I need to have ghostscript and ImageMagick available to do some PDF editting and OCR. I have got to the point that I use a Dockerfile but it seems that gcloud app deploy
would start from the beginning each time. Is there a way to speed it up by having the packages installed once?
Here's my Dockerfile:
ROM gcr.io/google-appengine/python
LABEL python_version=python3.6
RUN virtualenv --no-download /env -p python3.6
# Set virtualenv environment variables. This is equivalent to running
# source /env/bin/activate
ENV VIRTUAL_ENV /env
ENV PATH /env/bin:$PATH
ADD requirements.txt /app/
RUN pip install -r requirements.txt
ADD . /app/
RUN apt-get update
RUN apt-get install imagemagick -y
RUN apt-get install ghostscript
CMD exec gunicorn -b :$PORT main:app
Move those steps earlier in the Dockerfile.
Docker’s layer-caching feature means that it won’t rebuild a step where it’s already run that step from the exact same base image. However, as soon as you run a step that invalidates the cache, nothing after that will be cached.
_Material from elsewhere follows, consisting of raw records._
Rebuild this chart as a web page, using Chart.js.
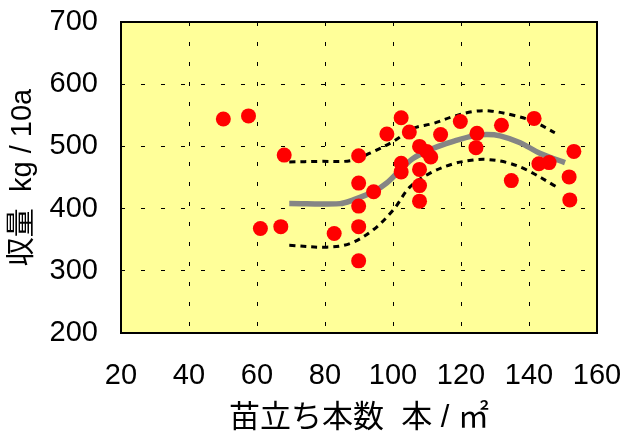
<!DOCTYPE html>
<html lang="ja">
<head>
<meta charset="UTF-8">
<title>苗立ち本数と収量</title>
<script src="https://cdn.jsdelivr.net/npm/chart.js"></script>
<style>
  body { margin: 0; background: #fff; }
  #wrap { width: 621px; height: 436px; }
</style>
</head>
<body>
<div id="wrap"><canvas id="yieldChart" width="621" height="436"></canvas></div>
<script>
// 苗立ち本数 (本/m2) と 収量 (kg/10a)
const standX = [50.1, 57.5, 68.0, 61.0, 67.0, 82.7, 89.9, 89.9, 89.9, 89.9, 89.9, 94.3,
                98.2, 102.4, 104.8, 102.4, 102.4, 107.8, 109.9, 111.1, 107.8, 107.8, 107.8,
                114.0, 119.8, 124.7, 124.4, 131.9, 134.8, 141.5, 142.9, 145.9, 153.2, 151.8, 152.0];
const yieldY = [544, 549, 486, 368, 371, 360, 485, 441, 404, 371, 316, 427,
                520, 546, 523, 473, 459, 500, 492, 483, 463, 437, 412,
                519, 540, 521, 498, 534, 445, 545, 472, 474, 492, 451, 414];

// 回帰曲線
const curveX = [69.5, 84.4, 88.3, 94.2, 98.1, 102.1, 106.0, 111.9, 117.7, 123.6, 127.6, 131.5, 137.4, 143.2, 150.6];
const curveY = [408, 408, 414, 427, 441, 462, 481, 497, 508, 517, 519, 517, 506, 489, 474];

// 信頼区間 上限・下限
const upperX = [69.5, 78.5, 87.4, 93.2, 100.1, 106.0, 111.9, 117.7, 123.6, 128.5, 135.4, 141.3, 147.6];
const upperY = [475, 476, 477, 489, 508, 529, 537, 548, 556, 557, 550, 540, 522];
const lowerX = [69.5, 80.5, 87.4, 94.2, 100.1, 105.0, 110.9, 117.7, 123.6, 127.6, 133.5, 139.4, 148.1];
const lowerY = [341, 338, 344, 366, 398, 435, 457, 472, 478, 479, 474, 462, 435];

const xTicks = [20, 40, 60, 80, 100, 120, 140, 160];
const yTicks = [200, 300, 400, 500, 600, 700];

const toPts = (xs, ys) => xs.map((x, i) => ({ x: x, y: ys[i] }));

const tickFont = { family: "'Liberation Sans', Arial, sans-serif", size: 29 };
const titleFamily = "'Liberation Sans', 'Noto Sans CJK JP', sans-serif";

// 黄色の背景と枠
const plotFrame = {
    id: 'plotFrame',
    beforeDraw(chart) {
        const { ctx, chartArea: a } = chart;
        ctx.save();
        ctx.fillStyle = '#ffff99';
        ctx.fillRect(a.left, a.top, a.width, a.height);
        ctx.restore();
    },
    beforeDatasetsDraw(chart) {
        const { ctx, chartArea: a } = chart;
        ctx.save();
        ctx.strokeStyle = '#000';
        ctx.lineWidth = 2;
        ctx.strokeRect(a.left, a.top, a.width, a.height);
        ctx.restore();
    }
};

const edgeHidden = (ends) => (c) => (c.tick && ends.includes(c.tick.value)) ? 'rgba(0,0,0,0)' : '#000';

const lineSet = (data, color, width, dash) => ({
    data: data,
    showLine: true,
    borderColor: color,
    borderWidth: width,
    borderDash: dash,
    pointRadius: 0,
    tension: 0.35,
    fill: false,
    order: 1
});

new Chart(document.getElementById('yieldChart'), {
    type: 'scatter',
    data: {
        datasets: [
            {
                data: toPts(standX, yieldY),
                backgroundColor: '#ff0000',
                borderWidth: 0,
                pointRadius: 7.5,
                order: 0
            },
            lineSet(toPts(curveX, curveY), '#858585', 5.5, []),
            lineSet(toPts(upperX, upperY), '#000', 3, [6, 5]),
            lineSet(toPts(lowerX, lowerY), '#000', 3, [6, 5])
        ]
    },
    options: {
        responsive: false,
        animation: false,
        layout: { padding: { top: 22, right: 24, left: 0, bottom: 0 } },
        plugins: { legend: { display: false }, tooltip: { enabled: false } },
        scales: {
            x: {
                type: 'linear',
                min: xTicks[0],
                max: xTicks[xTicks.length - 1],
                ticks: { stepSize: 20, color: '#000', font: tickFont, padding: 26 },
                grid: { color: edgeHidden([20, 160]), lineWidth: 1, drawTicks: false },
                border: { display: false, dash: [4, 16] },
                title: {
                    display: true, text: '苗立ち本数  本 / ㎡', color: '#000',
                    font: { family: titleFamily, size: 31, lineHeight: 1 },
                    padding: { top: 0, bottom: 2 }
                },
                afterFit(scale) {
                    scale.height = 103;
                    scale.paddingLeft = 0;
                    scale.paddingRight = 0;
                }
            },
            y: {
                min: yTicks[0],
                max: yTicks[yTicks.length - 1],
                ticks: { stepSize: 100, color: '#000', font: tickFont, padding: 23 },
                grid: { color: edgeHidden([200, 700]), lineWidth: 1, drawTicks: false },
                border: { display: false, dash: [4, 16] },
                title: {
                    display: true, text: '収量  kg / 10a', color: '#000',
                    font: { family: titleFamily, size: 29, lineHeight: 1 },
                    padding: { top: 8, bottom: 0 }
                },
                afterFit(scale) {
                    scale.width = 121;
                    scale.paddingTop = 0;
                    scale.paddingBottom = 0;
                }
            }
        }
    },
    plugins: [plotFrame]
});
</script>
</body>
</html>
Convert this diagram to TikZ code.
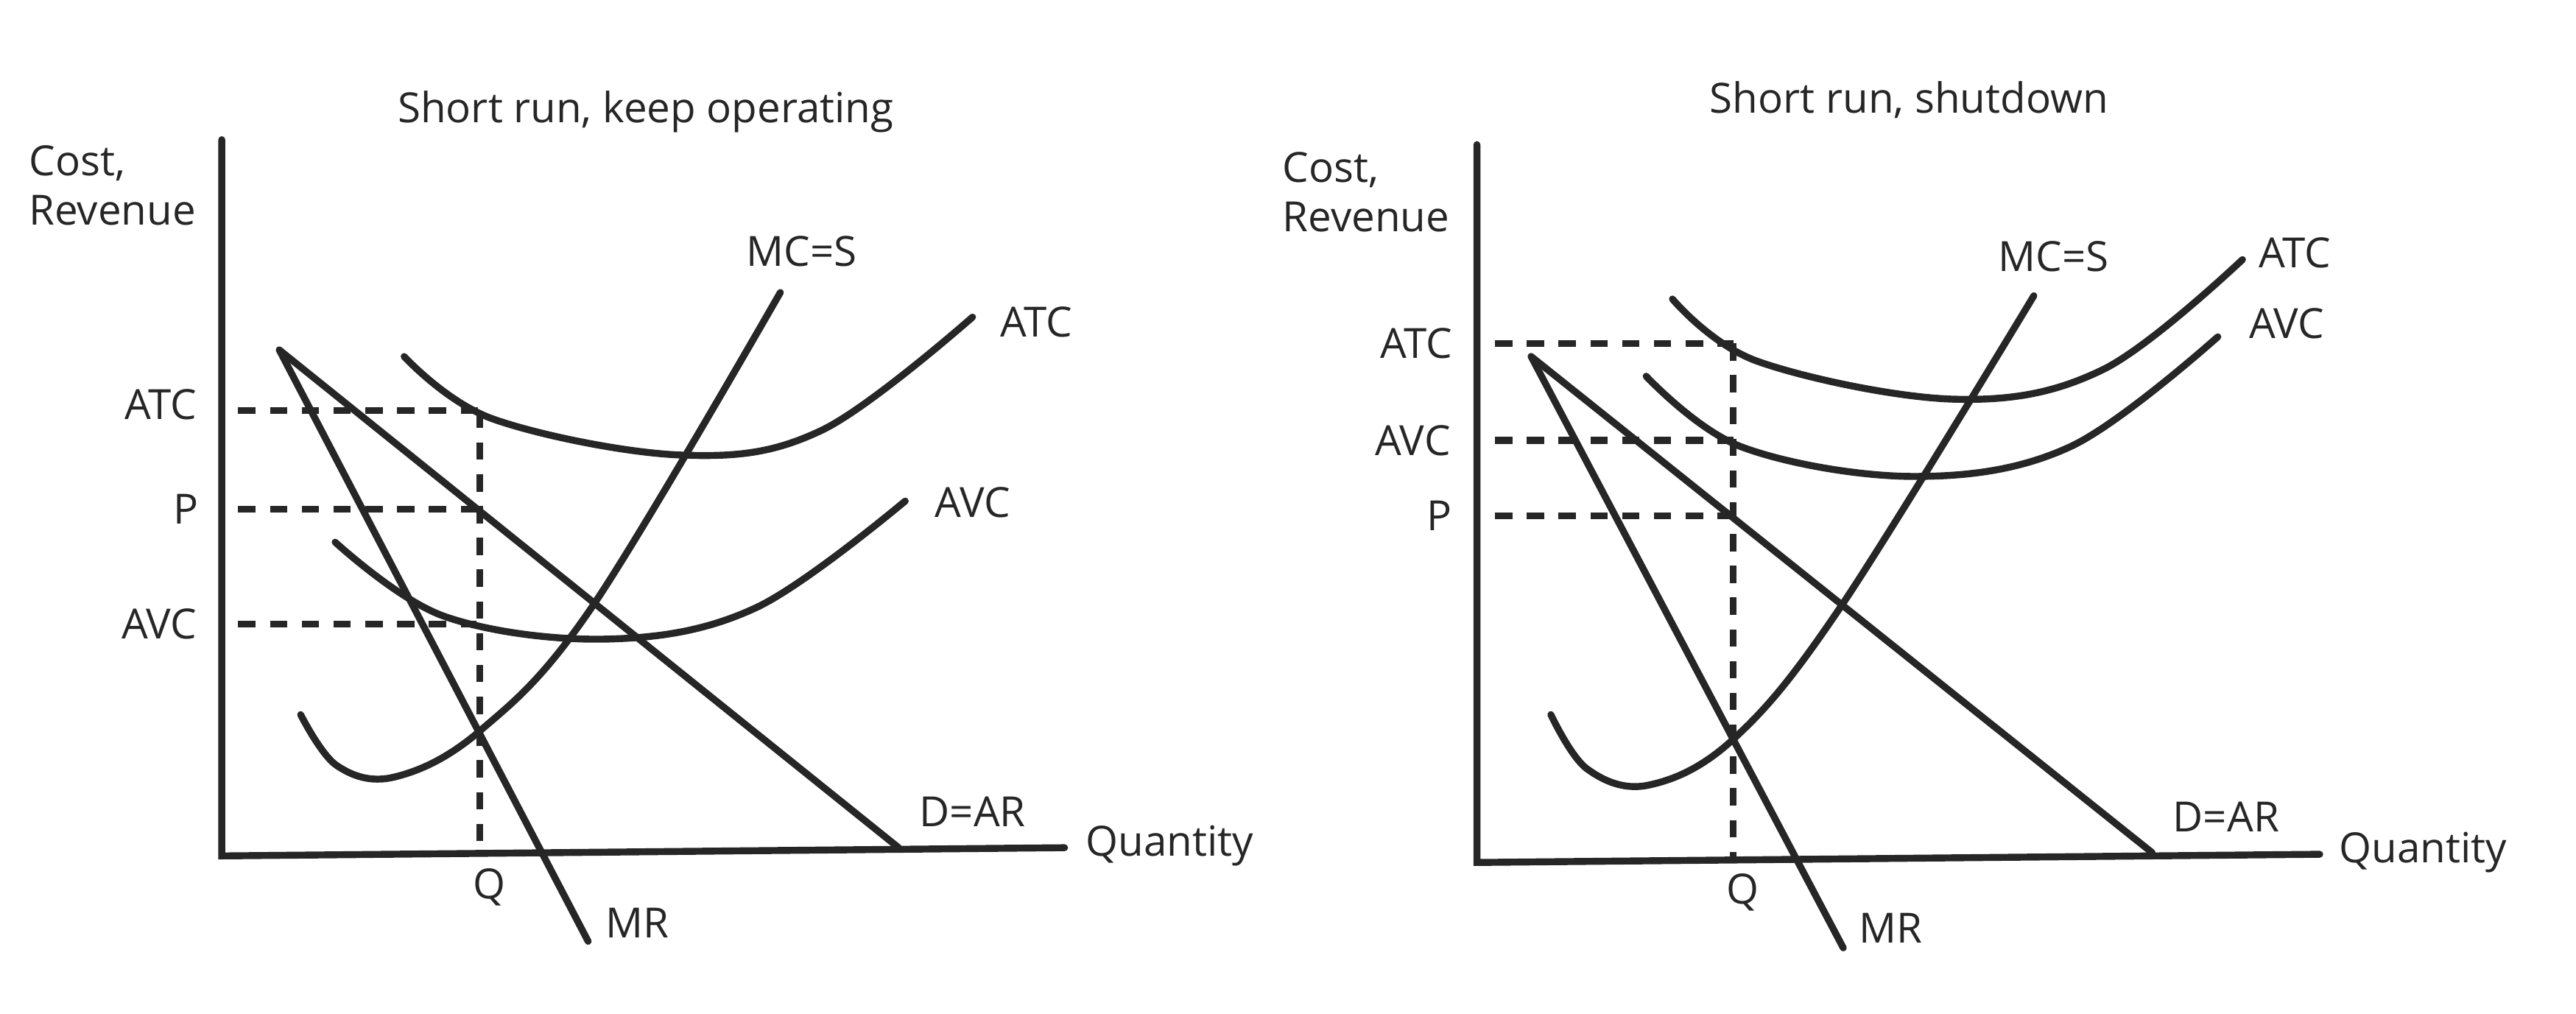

In particular the ADD .
step will invalidate the cache if if anything at all in your source tree changes.
Style-wise, I’d change two other things. First, for similar caching reasons, it’s important to run apt-get update
and apt-get install
in the same RUN step, since previously-cached URLs from the “update” could become invalid. Second, I wouldn’t bother trying to set up a Python virtual environment, since a Docker image already provides an isolated filesystem and Python installation.
That ultimately leaves you with:
FROM gcr.io/google-appengine/python
LABEL python_version=python3.6
RUN apt-get update \
&& apt-get install -y ghostscript imagemagick
COPY requirements.txt /app/
RUN pip install -r requirements.txt
COPY . /app/
EXPOSE 8000
CMD ["gunicorn", "-b", ":8000", "main:app"]